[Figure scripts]
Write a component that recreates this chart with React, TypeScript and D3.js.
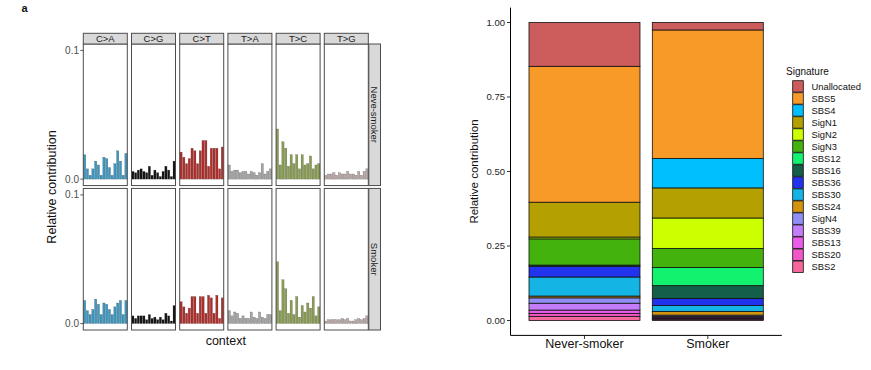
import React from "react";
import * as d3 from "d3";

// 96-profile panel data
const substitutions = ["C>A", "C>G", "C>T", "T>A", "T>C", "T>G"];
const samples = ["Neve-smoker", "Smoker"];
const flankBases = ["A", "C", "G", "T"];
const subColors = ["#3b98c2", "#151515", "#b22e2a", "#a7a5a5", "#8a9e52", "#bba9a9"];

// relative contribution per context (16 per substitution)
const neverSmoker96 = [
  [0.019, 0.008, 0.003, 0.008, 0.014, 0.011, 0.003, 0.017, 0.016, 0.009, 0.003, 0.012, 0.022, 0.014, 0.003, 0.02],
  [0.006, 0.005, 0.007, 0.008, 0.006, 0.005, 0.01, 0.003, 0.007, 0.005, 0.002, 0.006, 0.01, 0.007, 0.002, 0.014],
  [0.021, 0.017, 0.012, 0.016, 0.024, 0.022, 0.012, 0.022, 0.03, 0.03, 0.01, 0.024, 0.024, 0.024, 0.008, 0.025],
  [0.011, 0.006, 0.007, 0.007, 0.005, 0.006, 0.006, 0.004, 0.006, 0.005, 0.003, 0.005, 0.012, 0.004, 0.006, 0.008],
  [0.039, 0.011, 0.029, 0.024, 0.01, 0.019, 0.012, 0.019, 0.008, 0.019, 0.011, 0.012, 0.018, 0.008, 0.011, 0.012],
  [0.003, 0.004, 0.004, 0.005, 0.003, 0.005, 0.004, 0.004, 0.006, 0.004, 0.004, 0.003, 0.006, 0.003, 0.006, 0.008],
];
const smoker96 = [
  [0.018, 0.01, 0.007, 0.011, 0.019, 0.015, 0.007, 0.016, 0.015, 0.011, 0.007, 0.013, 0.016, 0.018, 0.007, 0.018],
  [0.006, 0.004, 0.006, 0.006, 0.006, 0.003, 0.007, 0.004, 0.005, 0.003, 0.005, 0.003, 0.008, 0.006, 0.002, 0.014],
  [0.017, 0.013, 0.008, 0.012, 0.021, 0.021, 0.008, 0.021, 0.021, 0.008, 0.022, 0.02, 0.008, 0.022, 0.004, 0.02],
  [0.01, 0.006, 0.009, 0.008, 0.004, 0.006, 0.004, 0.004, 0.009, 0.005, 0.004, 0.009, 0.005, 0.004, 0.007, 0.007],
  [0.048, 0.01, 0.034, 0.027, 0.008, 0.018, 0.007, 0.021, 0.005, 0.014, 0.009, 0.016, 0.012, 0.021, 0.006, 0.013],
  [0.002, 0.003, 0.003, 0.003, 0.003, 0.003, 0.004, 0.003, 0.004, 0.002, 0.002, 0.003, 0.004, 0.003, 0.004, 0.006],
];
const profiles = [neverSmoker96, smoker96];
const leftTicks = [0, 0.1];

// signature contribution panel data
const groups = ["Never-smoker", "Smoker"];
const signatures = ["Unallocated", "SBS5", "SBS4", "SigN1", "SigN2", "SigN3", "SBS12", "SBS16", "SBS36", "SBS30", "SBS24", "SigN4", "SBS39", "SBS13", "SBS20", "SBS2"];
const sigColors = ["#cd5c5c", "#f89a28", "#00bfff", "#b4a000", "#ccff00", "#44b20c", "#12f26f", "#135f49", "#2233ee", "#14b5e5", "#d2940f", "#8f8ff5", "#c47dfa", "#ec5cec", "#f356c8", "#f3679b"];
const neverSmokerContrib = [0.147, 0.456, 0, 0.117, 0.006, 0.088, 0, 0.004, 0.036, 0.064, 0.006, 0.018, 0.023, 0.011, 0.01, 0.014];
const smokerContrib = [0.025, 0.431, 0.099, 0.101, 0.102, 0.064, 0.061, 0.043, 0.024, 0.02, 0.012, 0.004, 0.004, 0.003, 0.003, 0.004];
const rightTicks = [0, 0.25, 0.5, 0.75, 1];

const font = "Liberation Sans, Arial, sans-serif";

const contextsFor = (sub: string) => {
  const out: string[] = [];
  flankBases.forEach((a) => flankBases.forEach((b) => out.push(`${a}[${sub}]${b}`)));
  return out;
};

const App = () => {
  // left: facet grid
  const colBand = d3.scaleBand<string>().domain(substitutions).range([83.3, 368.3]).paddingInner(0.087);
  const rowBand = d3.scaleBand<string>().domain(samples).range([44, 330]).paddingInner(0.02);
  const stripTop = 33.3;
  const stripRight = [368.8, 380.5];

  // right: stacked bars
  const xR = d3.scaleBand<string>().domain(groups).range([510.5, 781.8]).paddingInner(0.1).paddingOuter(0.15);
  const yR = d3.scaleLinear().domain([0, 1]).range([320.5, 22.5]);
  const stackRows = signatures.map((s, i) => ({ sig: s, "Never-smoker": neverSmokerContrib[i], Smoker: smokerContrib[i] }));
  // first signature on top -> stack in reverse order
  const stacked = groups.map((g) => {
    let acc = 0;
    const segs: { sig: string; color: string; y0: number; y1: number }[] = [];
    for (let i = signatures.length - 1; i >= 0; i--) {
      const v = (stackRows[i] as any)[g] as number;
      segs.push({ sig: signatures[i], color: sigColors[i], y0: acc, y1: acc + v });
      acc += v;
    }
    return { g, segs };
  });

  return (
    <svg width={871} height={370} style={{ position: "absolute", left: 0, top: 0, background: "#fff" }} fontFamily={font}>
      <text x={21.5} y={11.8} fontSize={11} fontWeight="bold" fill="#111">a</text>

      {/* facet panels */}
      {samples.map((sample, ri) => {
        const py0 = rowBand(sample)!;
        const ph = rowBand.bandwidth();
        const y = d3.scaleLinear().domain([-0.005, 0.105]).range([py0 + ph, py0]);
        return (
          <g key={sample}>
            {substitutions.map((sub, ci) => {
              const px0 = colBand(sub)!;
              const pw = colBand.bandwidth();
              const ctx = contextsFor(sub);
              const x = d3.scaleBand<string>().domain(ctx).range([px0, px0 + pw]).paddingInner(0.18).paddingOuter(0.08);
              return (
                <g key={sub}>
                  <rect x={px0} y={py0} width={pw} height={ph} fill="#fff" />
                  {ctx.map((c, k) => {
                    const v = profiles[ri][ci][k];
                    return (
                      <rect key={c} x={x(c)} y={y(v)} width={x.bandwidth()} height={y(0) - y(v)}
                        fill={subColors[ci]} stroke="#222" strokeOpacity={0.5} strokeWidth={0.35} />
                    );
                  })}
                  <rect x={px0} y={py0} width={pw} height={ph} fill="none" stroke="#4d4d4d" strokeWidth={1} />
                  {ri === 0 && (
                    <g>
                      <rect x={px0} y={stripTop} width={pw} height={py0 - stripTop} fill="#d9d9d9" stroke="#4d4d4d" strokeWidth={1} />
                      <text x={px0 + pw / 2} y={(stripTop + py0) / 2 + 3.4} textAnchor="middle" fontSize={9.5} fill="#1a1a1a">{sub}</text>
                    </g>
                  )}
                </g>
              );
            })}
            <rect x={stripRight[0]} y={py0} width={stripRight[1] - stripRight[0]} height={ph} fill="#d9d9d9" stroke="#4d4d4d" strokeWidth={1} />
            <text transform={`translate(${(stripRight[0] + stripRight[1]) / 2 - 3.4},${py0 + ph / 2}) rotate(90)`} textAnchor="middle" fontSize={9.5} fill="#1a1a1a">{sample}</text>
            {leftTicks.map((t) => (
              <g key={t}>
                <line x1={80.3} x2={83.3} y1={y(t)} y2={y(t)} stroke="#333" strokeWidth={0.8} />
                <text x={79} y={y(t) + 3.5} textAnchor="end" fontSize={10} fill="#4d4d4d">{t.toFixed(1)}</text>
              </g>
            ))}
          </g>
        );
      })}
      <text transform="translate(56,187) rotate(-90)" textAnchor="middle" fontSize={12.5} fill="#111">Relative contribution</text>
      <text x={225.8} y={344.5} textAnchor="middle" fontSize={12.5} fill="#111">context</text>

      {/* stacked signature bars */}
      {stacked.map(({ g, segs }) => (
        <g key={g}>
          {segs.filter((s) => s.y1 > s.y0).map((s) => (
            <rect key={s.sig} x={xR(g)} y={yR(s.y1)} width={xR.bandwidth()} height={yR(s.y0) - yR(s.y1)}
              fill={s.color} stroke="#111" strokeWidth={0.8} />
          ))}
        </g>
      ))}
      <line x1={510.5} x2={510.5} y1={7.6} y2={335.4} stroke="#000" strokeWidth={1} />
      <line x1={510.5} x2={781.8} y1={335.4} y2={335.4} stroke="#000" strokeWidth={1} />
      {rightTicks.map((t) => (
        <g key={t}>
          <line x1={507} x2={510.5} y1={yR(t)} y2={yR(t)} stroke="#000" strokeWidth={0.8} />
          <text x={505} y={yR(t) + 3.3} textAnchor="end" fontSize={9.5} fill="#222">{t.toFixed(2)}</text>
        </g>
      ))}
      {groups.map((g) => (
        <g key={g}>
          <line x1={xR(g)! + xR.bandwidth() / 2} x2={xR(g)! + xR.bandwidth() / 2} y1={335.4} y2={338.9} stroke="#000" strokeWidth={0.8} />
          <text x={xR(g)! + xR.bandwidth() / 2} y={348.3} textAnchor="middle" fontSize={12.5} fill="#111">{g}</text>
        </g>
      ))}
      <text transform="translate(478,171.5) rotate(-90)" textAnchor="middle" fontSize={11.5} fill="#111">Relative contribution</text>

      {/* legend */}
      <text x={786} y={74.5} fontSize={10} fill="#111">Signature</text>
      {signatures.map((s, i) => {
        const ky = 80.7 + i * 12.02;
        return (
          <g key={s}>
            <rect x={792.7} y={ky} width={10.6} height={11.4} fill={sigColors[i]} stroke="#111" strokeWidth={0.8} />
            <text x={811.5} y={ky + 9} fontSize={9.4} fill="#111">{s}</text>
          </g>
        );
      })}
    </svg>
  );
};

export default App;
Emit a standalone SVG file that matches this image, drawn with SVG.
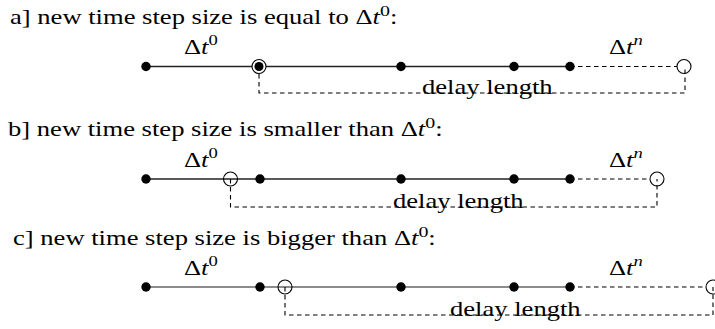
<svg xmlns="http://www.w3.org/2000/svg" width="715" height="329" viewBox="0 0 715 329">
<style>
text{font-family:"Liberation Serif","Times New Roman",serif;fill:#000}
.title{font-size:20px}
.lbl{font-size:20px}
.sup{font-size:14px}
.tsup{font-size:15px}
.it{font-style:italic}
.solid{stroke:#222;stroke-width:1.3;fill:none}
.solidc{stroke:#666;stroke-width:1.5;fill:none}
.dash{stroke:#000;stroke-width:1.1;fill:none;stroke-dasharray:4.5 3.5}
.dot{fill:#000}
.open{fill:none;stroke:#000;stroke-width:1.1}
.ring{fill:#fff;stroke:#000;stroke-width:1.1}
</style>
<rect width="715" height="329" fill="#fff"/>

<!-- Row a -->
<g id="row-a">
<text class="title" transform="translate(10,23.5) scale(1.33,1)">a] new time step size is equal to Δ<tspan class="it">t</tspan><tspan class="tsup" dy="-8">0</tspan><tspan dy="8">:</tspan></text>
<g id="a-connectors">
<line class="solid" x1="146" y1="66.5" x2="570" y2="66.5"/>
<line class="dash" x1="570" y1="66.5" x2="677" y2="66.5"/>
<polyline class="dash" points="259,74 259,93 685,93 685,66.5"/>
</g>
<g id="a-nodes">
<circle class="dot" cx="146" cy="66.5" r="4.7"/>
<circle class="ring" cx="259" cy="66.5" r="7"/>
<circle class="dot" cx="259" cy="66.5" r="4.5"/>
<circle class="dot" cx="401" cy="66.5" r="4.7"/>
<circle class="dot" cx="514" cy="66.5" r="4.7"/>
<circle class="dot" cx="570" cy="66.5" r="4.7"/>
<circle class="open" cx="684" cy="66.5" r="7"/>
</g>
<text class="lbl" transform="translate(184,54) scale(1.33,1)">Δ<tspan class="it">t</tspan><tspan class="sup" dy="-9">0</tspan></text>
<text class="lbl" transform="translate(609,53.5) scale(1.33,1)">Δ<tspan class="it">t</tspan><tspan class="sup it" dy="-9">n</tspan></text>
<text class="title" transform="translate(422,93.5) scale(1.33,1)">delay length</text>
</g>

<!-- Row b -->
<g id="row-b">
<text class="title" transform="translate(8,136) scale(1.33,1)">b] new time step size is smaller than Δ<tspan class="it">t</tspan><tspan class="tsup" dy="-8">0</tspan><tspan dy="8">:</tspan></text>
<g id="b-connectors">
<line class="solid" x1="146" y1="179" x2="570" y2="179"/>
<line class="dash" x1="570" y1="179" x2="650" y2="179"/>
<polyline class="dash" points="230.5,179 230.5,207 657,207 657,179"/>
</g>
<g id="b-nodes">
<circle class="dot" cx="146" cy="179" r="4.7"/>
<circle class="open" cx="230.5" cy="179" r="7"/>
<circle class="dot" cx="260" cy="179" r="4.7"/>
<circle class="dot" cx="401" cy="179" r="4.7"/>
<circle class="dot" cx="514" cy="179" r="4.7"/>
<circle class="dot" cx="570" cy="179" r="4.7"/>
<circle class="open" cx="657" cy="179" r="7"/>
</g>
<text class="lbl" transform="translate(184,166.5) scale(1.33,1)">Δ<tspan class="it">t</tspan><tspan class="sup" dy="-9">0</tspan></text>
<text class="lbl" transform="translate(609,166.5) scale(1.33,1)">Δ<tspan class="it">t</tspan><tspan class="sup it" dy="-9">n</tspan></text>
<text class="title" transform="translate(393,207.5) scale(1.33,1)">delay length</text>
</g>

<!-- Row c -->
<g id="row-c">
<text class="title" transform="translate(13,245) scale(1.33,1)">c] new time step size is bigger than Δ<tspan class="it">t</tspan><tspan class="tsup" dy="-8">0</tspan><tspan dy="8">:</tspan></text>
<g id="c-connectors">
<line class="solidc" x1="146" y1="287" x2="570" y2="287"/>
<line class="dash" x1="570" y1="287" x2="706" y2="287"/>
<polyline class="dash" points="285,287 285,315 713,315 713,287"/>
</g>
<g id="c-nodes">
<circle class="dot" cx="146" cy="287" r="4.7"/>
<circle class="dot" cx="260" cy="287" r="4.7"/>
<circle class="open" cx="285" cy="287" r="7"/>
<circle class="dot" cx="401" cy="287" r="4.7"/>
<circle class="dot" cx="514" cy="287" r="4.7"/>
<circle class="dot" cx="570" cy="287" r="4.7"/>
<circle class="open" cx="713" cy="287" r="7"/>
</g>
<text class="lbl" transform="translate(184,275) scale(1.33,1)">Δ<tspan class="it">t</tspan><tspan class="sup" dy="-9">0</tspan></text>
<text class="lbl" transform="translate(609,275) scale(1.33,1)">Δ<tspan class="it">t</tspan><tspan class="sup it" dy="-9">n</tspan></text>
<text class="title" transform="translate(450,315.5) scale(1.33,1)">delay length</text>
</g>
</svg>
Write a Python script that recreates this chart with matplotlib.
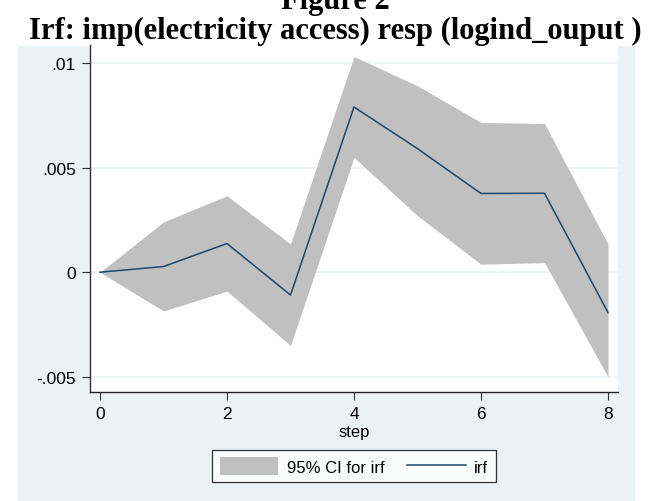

TASK DIRECTIONS
Show the lines of the data that hold the word "recreates".

THE REPLY
Write a component that recreates this chart with React, TypeScript and D3.js.
Write a Python script that recreates this chart with matplotlib.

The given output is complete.